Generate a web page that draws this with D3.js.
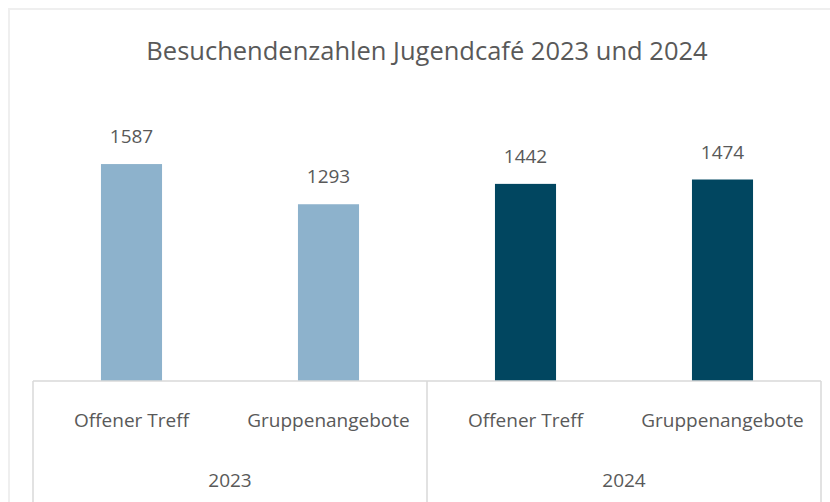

--

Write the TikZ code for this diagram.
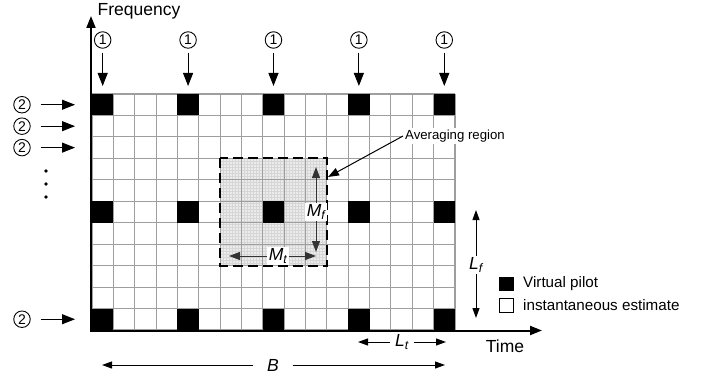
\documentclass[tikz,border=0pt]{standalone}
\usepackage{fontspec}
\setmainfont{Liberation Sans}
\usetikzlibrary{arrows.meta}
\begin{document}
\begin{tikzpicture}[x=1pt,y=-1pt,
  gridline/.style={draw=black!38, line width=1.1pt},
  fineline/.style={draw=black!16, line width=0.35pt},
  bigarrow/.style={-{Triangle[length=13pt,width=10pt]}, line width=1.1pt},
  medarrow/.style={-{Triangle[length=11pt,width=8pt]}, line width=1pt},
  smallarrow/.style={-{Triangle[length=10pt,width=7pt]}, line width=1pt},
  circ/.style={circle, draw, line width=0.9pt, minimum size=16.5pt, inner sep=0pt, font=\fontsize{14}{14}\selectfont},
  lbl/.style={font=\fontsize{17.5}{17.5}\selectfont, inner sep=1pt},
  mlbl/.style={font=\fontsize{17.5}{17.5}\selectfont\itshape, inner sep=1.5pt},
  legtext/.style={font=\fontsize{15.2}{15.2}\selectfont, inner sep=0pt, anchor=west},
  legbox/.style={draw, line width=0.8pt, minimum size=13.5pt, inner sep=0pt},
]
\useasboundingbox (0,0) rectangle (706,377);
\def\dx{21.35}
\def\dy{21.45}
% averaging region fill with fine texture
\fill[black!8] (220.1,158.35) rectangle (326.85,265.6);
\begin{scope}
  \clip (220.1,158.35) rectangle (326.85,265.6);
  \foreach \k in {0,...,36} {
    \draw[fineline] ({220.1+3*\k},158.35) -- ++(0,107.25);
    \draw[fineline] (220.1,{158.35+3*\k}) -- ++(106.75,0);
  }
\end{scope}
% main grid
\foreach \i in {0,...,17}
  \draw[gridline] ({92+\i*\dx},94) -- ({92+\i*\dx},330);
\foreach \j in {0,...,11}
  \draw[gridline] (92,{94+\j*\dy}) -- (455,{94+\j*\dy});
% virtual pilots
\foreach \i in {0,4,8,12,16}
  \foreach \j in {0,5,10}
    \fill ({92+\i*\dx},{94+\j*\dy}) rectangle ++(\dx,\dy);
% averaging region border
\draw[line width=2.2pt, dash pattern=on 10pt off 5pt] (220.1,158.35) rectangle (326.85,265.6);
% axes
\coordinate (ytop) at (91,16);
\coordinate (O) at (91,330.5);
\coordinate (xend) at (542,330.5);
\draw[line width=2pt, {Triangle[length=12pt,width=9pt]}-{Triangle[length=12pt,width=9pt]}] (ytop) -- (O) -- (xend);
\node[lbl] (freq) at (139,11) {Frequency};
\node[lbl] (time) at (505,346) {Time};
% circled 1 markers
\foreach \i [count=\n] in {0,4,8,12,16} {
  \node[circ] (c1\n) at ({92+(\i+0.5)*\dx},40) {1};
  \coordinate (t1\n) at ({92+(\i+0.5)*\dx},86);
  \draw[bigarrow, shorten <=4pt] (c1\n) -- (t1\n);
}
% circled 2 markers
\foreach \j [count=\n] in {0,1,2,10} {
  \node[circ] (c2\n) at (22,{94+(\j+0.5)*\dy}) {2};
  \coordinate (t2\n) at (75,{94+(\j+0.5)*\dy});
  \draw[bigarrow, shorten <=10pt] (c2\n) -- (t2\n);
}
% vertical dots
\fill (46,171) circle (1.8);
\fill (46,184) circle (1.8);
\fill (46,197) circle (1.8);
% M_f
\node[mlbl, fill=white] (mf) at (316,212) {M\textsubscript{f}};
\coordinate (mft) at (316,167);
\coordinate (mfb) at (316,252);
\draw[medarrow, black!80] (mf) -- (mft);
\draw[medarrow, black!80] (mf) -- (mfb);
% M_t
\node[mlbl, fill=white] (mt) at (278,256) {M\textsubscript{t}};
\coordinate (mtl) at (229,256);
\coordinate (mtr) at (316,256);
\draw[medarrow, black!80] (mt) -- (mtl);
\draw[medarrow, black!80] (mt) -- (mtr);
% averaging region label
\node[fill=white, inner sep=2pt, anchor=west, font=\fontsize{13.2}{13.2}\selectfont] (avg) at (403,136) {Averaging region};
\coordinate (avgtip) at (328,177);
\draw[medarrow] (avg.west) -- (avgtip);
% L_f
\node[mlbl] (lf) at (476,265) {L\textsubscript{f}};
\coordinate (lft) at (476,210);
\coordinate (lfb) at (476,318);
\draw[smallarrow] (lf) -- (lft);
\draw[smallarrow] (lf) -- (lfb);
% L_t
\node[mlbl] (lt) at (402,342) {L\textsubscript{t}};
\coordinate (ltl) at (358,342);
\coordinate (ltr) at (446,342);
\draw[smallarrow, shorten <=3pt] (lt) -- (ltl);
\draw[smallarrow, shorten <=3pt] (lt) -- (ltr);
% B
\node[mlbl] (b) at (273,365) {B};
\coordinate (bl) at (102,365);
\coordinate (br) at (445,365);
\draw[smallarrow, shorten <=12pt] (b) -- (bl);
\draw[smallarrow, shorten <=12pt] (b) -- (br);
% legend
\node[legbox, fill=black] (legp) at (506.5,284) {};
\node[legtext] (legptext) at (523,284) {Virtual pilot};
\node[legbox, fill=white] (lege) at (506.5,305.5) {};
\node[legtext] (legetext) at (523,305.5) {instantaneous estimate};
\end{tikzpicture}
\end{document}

__Objective__
From the listing above, collect every line that mentions the word "this".

__Exercise answer__
Generate a web page that draws this with D3.js.
Write the TikZ code for this diagram.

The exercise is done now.